**To do:** Copy every line of the data in which the word "chart" occurs.

++++

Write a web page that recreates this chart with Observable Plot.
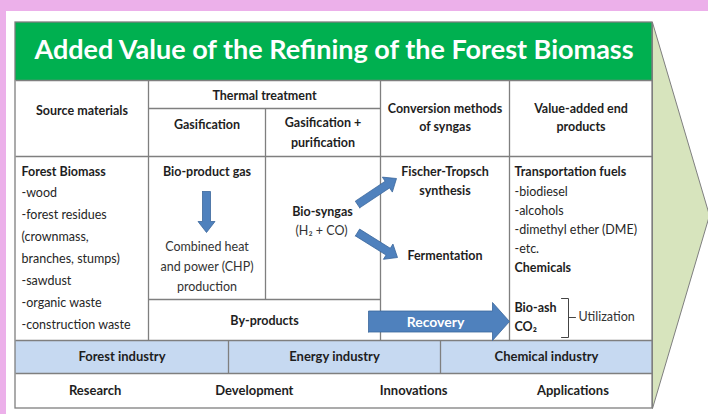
<!DOCTYPE html>
<html><head><meta charset="utf-8">
<script src="https://cdn.jsdelivr.net/npm/d3@7"></script>
<script src="https://cdn.jsdelivr.net/npm/@observablehq/plot@0.6"></script>
<style>
html,body{margin:0;padding:0;background:#ecb0ea;overflow:hidden;width:708px;height:414px}
#chart svg{display:block}
</style>
</head><body><div id="chart"></div>
<script>
// ---------- content ----------
const title = "Added Value of the Refining of the Forest Biomass";
const headerTop = ["Source materials", "Thermal treatment", "Conversion methods\nof syngas", "Value-added end\nproducts"];
const thermalSub = ["Gasification", "Gasification +\npurification"];
const sourceTitle = "Forest Biomass";
const sourceItems = ["-wood", "-forest residues", "(crownmass,", "branches, stumps)", "-sawdust", "-organic waste", "-construction waste"];
const gasTitle = "Bio-product gas";
const gasUse = ["Combined heat", "and power (CHP)", "production"];
const syngas = ["Bio-syngas", "(H\u2082 + CO)"];
const conversionMethods = ["Fischer-Tropsch\nsynthesis", "Fermentation"];
const fuelsTitle = "Transportation fuels";
const fuelItems = ["-biodiesel", "-alcohols", "-dimethyl ether (DME)", "-etc."];
const chemicals = "Chemicals";
const residues = ["Bio-ash", "CO\u2082"];
const residueUse = "Utilization";
const byProducts = "By-products";
const recovery = "Recovery";
const industries = ["Forest industry", "Energy industry", "Chemical industry"];
const stages = ["Research", "Development", "Innovations", "Applications"];

// ---------- layout (slide coordinates) ----------
const W = 708, H = 414;
const colX = [15, 148, 265, 380, 509, 652];
const rowY = [22, 80, 108, 156, 299, 340, 373, 408];
const industryX = [15, 228, 440, 652];

const pink = "#ecb0ea", green = "#00b050", band = "#c6d9f1", chevron = "#d7e4bd";
const gridC = "#7f7f7f", ink = "#1e1e1e", blue = "#4f81bd", blueDark = "#3b679c";
const font = "Lato, 'Open Sans', sans-serif";

function blockArrow(id, x0, y0, x1, y1, sh, hh, hl) {
  const dx = x1 - x0, dy = y1 - y0, L = Math.hypot(dx, dy), ux = dx / L, uy = dy / L, px = -uy, py = ux;
  const bx = x1 - ux * hl, by = y1 - uy * hl;
  const pts = [[x0 + px * sh, y0 + py * sh], [bx + px * sh, by + py * sh], [bx + px * hh, by + py * hh], [x1, y1],
    [bx - px * hh, by - py * hh], [bx - px * sh, by - py * sh], [x0 - px * sh, y0 - py * sh], [x0 + px * sh, y0 + py * sh]];
  return pts.map(([x, y]) => ({id, x, y}));
}

const arrows = [
  ...blockArrow("down", 206, 191, 206, 232, 4, 8.5, 11),
  ...blockArrow("up", 357, 204, 396, 178, 4, 9, 11),
  ...blockArrow("dn", 357, 232, 397, 257, 4, 9, 11),
];
const recoveryArrow = blockArrow("rec", 368, 321, 509, 321, 10.5, 19, 17);

const chevronPts = [{x: colX[5], y: rowY[0]}, {x: 709, y: 215}, {x: colX[5], y: rowY[7]}, {x: colX[5], y: rowY[0]}];

const gridLinks = [
  {x1: colX[0], x2: colX[5], y1: rowY[1], y2: rowY[1]},
  {x1: colX[1], x2: colX[3], y1: rowY[2], y2: rowY[2]},
  {x1: colX[0], x2: colX[5], y1: rowY[3], y2: rowY[3]},
  {x1: colX[1], x2: colX[3], y1: rowY[4], y2: rowY[4]},
  {x1: colX[0], x2: colX[5], y1: rowY[5], y2: rowY[5]},
  {x1: colX[0], x2: colX[5], y1: rowY[6], y2: rowY[6]},
  {x1: colX[1], x2: colX[1], y1: rowY[1], y2: rowY[5]},
  {x1: colX[2], x2: colX[2], y1: rowY[2], y2: rowY[4]},
  {x1: colX[3], x2: colX[3], y1: rowY[1], y2: rowY[5]},
  {x1: colX[4], x2: colX[4], y1: rowY[1], y2: rowY[5]},
  {x1: industryX[1], x2: industryX[1], y1: rowY[5], y2: rowY[6]},
  {x1: industryX[2], x2: industryX[2], y1: rowY[5], y2: rowY[6]},
];

const bracket = [{x: 561, y: 298}, {x: 568, y: 298}, {x: 568, y: 337}, {x: 561, y: 337}];
const bracketTick = [{x: 568, y: 317}, {x: 575, y: 317}];

const mid = (a, b) => (a + b) / 2;
const bold = {fontWeight: "bold", fontSize: 12.5, fill: ink, fontFamily: font};
const norm = {fontSize: 12.5, fill: "#262626", fontFamily: font};

const headerLabels = [
  {t: headerTop[0], x: mid(colX[0], colX[1]), y: 109},
  {t: headerTop[1], x: mid(colX[1], colX[3]), y: 94},
  {t: headerTop[2], x: mid(colX[3], colX[4]), y: 116},
  {t: headerTop[3], x: mid(colX[4], colX[5]), y: 116},
  {t: thermalSub[0], x: mid(colX[1], colX[2]), y: 123},
];

const chart = Plot.plot({
  width: W, height: H, margin: 0,
  x: {domain: [0, W], range: [0, W], axis: null},
  y: {domain: [0, H], range: [0, H], axis: null},
  style: {background: pink, fontFamily: font},
  marks: [
    Plot.rect([{x1: 6, x2: W, y1: 11, y2: H}], {x1: "x1", x2: "x2", y1: "y1", y2: "y2", fill: "white"}),
    Plot.line(chevronPts, {x: "x", y: "y", fill: chevron, stroke: gridC, strokeWidth: 1, curve: "linear"}),
    Plot.rect([{x1: colX[0], x2: colX[5], y1: rowY[0], y2: rowY[1]}], {x1: "x1", x2: "x2", y1: "y1", y2: "y2", fill: green}),
    Plot.rect([{x1: colX[0], x2: colX[5], y1: rowY[5], y2: rowY[6]}], {x1: "x1", x2: "x2", y1: "y1", y2: "y2", fill: band}),
    Plot.link(gridLinks, {x1: "x1", x2: "x2", y1: "y1", y2: "y2", stroke: gridC, strokeWidth: 1.3}),
    Plot.rect([{x1: colX[0], x2: colX[5], y1: rowY[0], y2: rowY[7]}], {x1: "x1", x2: "x2", y1: "y1", y2: "y2", fill: "none", stroke: gridC, strokeWidth: 1.3}),
    Plot.line(arrows, {x: "x", y: "y", z: "id", fill: blue, stroke: blueDark, strokeWidth: 0.8, curve: "linear"}),
    Plot.line(recoveryArrow, {x: "x", y: "y", z: "id", fill: blue, stroke: blueDark, strokeWidth: 0.8, curve: "linear"}),
    Plot.line(bracket, {x: "x", y: "y", stroke: "#444", strokeWidth: 1}),
    Plot.line(bracketTick, {x: "x", y: "y", stroke: "#444", strokeWidth: 1}),
    // title
    Plot.text([title], {x: mid(colX[0], colX[5]), y: 50, text: d => d, fill: "white", fontWeight: "bold", fontSize: 27, fontFamily: font}),
    // headers
    Plot.text(headerLabels, {x: "x", y: "y", text: "t", ...bold, lineHeight: 1.45}),
    Plot.text([thermalSub[1]], {x: mid(colX[2], colX[3]), y: 130, text: d => d, ...bold, lineHeight: 1.6}),
    // source materials
    Plot.text([sourceTitle], {x: 21, y: 171, text: d => d, textAnchor: "start", ...bold}),
    Plot.text([sourceItems.join("\n")], {x: 21, y: 255, text: d => d, textAnchor: "start", lineHeight: 1.76, ...norm}),
    // gasification
    Plot.text([gasTitle], {x: mid(colX[1], colX[2]), y: 171, text: d => d, ...bold}),
    Plot.text([gasUse.join("\n")], {x: mid(colX[1], colX[2]), y: 264.5, text: d => d, lineHeight: 1.6, ...norm, fill: "#333"}),
    Plot.text([syngas[0]], {x: 322, y: 211, text: d => d, ...bold}),
    Plot.text([syngas[1]], {x: 321, y: 230, text: d => d, ...norm, fill: "#333"}),
    // conversion
    Plot.text([conversionMethods[0]], {x: mid(colX[3], colX[4]), y: 179, text: d => d, lineHeight: 1.52, ...bold}),
    Plot.text([conversionMethods[1]], {x: mid(colX[3], colX[4]), y: 255, text: d => d, ...bold}),
    // end products
    Plot.text([fuelsTitle], {x: 514, y: 171, text: d => d, textAnchor: "start", ...bold}),
    Plot.text([fuelItems.join("\n")], {x: 514, y: 217.5, text: d => d, textAnchor: "start", lineHeight: 1.52, ...norm}),
    Plot.text([chemicals], {x: 514, y: 267, text: d => d, textAnchor: "start", ...bold}),
    Plot.text([residues.join("\n")], {x: 514, y: 314.5, text: d => d, textAnchor: "start", lineHeight: 1.52, ...bold}),
    Plot.text([residueUse], {x: 578, y: 316, text: d => d, textAnchor: "start", ...norm, fill: "#333"}),
    // by-products and recovery
    Plot.text([byProducts], {x: mid(colX[1], colX[3]), y: 320, text: d => d, ...bold}),
    Plot.text([recovery], {x: 435, y: 322, text: d => d, fill: "white", fontWeight: "bold", fontSize: 14, fontFamily: font}),
    // industries
    Plot.text(industries, {x: (d, i) => mid(industryX[i], industryX[i + 1]), y: mid(rowY[5], rowY[6]), text: d => d, ...bold, fontSize: 13}),
    // stages
    Plot.text(stages, {x: (d, i) => colX[0] + (colX[5] - colX[0]) * (2 * i + 1) / 8, y: mid(rowY[6], rowY[7]), text: d => d, ...bold, fontSize: 13}),
  ]
});
document.getElementById("chart").appendChild(chart);
</script>
</body></html>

++++

**Solution to this task:**
Write a web page that recreates this chart with Observable Plot.
#chart svg{display:block}
</head><body><div id="chart"></div>
const chart = Plot.plot({
document.getElementById("chart").appendChild(chart);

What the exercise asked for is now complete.